- Born: 8 September 1919 Newtonhill, Aberdeenshire, Scotland
- Died: 7 October 2016 (aged 97) Dundee, Scotland
- Occupations: Businessman and author
- Known for: Japanese prisoner of war
- Notable work: The Forgotten Highlander

= Alistair Urquhart =

Scottish writer and WWII POW (1919–2016)

Alistair Urquhart (/ˈælɪstər ˈɜrkərt/ AL-ist-ər-_-UR-kərt; 8 September 1919 – 7 October 2016) was a Scottish businessman and the author of The Forgotten Highlander, an account of the years he spent as a Japanese prisoner of war during his service in the Gordon Highlanders infantry regiment during the Second World War.

==Military career==

Urquhart was born in Newtonhill, Aberdeenshire in 1919. He was conscripted into the British Army in 1939, at the age of 19, and served with the Gordon Highlanders stationed at Fort Canning in Singapore. He was taken prisoner when the Japanese invaded the island during the Battle of Singapore, which lasted from December 1941 to February 1942. He was sent to work on the Burma Railway, built by the Empire of Japan to support its forces in the Burma campaign and referred to as "Death Railway" because of the tens of thousands of forced labourers who died during its construction. While working on the railway Urquhart suffered malnutrition, cholera and torture at the hands of his captors.

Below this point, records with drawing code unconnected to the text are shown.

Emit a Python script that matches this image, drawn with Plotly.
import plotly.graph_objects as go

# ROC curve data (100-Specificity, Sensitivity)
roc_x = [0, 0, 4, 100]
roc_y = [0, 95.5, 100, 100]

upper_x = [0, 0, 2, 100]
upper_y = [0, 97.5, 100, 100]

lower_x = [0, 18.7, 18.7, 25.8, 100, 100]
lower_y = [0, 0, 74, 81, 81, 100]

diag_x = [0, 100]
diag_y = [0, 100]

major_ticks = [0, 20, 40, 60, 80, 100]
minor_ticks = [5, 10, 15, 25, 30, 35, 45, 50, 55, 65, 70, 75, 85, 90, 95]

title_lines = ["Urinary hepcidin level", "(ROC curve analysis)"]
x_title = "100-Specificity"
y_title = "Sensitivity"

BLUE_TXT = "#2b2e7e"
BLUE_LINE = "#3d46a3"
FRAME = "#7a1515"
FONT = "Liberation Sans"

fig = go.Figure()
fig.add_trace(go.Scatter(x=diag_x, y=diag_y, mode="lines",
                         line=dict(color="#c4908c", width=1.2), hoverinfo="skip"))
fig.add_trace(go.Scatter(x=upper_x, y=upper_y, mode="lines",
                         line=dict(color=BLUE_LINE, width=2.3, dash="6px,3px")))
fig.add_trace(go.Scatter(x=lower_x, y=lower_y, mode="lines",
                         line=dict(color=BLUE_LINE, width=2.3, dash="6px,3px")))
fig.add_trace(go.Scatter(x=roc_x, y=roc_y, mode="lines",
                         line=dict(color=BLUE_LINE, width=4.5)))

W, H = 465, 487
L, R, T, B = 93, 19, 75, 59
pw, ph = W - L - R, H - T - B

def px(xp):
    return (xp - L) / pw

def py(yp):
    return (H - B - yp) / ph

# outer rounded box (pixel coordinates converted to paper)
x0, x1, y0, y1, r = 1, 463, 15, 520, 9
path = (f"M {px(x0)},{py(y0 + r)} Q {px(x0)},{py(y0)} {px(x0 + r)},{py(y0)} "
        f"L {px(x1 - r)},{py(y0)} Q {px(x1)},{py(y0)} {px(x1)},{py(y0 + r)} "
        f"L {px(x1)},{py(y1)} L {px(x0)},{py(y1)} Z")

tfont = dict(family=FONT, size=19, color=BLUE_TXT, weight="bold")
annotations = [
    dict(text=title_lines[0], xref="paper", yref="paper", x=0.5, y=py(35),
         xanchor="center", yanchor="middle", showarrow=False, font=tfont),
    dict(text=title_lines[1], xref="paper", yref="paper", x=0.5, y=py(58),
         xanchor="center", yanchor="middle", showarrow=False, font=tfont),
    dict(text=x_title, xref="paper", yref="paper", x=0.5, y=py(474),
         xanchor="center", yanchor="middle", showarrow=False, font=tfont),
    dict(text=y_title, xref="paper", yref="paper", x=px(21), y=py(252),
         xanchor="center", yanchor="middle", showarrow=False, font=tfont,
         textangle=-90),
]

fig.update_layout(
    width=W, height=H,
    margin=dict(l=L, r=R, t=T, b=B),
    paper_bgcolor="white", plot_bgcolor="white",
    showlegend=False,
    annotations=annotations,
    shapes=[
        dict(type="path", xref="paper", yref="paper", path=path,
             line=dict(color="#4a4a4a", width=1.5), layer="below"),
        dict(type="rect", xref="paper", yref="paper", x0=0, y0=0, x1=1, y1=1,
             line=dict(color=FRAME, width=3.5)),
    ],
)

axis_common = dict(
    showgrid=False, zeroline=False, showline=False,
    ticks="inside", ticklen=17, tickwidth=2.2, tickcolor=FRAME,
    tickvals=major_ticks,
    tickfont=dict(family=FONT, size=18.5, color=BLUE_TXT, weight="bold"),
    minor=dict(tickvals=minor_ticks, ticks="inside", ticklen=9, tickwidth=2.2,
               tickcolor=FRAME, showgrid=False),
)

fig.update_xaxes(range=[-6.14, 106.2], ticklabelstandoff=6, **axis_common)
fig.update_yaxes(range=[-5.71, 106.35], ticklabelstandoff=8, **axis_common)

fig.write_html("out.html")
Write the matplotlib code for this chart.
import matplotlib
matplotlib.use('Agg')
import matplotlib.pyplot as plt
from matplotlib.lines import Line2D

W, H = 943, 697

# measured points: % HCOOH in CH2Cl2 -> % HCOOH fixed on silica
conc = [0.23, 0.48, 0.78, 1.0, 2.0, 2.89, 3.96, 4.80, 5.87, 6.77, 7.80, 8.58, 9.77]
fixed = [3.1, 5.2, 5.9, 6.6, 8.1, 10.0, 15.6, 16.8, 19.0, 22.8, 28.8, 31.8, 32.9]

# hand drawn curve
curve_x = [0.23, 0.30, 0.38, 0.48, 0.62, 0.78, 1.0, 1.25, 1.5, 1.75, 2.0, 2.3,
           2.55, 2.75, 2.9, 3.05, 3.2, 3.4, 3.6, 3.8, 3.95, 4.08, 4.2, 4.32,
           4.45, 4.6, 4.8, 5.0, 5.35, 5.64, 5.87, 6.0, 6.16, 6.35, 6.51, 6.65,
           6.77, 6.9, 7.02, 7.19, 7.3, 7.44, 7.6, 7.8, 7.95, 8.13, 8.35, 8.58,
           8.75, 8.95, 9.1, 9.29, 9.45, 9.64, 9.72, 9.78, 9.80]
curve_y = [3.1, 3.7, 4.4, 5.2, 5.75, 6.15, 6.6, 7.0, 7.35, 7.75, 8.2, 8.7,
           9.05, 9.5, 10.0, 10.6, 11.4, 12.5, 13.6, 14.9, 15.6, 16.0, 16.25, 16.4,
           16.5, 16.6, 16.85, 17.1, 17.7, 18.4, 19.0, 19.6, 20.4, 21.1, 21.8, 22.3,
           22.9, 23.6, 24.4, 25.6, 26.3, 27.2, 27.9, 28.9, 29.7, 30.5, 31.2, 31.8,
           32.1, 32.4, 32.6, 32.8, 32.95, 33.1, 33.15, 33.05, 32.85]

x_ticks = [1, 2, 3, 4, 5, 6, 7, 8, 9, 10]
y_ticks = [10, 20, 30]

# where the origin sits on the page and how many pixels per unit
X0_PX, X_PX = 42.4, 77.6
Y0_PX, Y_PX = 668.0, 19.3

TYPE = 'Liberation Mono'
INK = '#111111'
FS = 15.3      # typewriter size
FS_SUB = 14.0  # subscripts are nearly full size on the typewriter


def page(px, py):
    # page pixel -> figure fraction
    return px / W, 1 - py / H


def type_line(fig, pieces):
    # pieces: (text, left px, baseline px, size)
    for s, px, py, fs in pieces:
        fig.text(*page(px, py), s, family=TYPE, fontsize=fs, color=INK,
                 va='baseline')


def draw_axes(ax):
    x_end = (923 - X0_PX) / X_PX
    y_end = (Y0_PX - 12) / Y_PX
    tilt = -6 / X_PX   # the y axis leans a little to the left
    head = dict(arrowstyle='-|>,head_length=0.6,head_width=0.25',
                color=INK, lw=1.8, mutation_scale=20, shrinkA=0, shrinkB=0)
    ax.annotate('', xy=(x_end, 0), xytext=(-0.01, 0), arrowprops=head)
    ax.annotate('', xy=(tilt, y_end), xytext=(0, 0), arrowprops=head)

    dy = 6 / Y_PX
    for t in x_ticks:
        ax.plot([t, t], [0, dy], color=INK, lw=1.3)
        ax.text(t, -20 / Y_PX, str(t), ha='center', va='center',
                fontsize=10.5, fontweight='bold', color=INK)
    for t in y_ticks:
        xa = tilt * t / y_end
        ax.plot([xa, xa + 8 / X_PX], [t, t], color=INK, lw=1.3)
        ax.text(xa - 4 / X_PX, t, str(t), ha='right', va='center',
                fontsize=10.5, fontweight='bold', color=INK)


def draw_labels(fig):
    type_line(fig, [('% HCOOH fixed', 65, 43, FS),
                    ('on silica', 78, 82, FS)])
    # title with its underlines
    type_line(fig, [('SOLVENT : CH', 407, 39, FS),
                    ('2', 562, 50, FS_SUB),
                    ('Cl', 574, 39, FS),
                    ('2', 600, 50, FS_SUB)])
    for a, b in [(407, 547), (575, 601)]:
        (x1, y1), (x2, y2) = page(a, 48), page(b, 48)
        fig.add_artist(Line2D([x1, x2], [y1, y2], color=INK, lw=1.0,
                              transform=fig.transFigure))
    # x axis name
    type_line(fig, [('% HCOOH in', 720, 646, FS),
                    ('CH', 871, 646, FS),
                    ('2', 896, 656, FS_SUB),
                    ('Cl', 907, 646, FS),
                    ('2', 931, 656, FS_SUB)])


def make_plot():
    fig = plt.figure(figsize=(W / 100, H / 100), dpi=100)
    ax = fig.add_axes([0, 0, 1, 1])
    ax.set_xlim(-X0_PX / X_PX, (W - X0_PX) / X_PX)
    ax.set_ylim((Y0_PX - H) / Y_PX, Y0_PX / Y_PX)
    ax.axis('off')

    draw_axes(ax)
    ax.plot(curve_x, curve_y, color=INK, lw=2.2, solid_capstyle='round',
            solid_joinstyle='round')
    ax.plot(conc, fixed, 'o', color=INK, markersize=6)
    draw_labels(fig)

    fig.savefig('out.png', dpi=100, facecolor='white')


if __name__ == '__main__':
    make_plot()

After working on the railway and in the docks in Singapore, Urquhart was loaded into the hold of the Kachidoki Maru, an American passenger and cargo ship captured by the Japanese and put to use as a "hell ship" transporting hundreds of prisoners. The ship was part of a convoy bound for Japan; on the voyage prisoners endured more illness, dehydration, and instances of cannibalism. On 12 September 1944, the ship was torpedoed and sunk by the US submarine USS Pampanito, whose commander was unaware of its cargo of prisoners. Urquhart was burned and covered in oil when the ship went down, and swallowed some oil which caused permanent damage to his vocal cords. He floated in a single-man raft for five days without food or water before being picked up by a Japanese whaling ship and taken to Japan.

In Japan, Urquhart was sent to work in coal mines belonging to the Aso Mining Company and later a labour camp ten miles from the city of Nagasaki. He was there when the city was hit with an atomic bomb by the United States.

==Post-war==
In 2010, Urquhart published The Forgotten Highlander: My Incredible Story of Survival During the War in the Far East, an account of his experiences. In the book he expresses anger at the lack of recognition in Japan of its role in war crimes compared to the atonement in Germany. He resided in Broughty Ferry, Dundee, for many years and died on 7 October 2016, aged 97.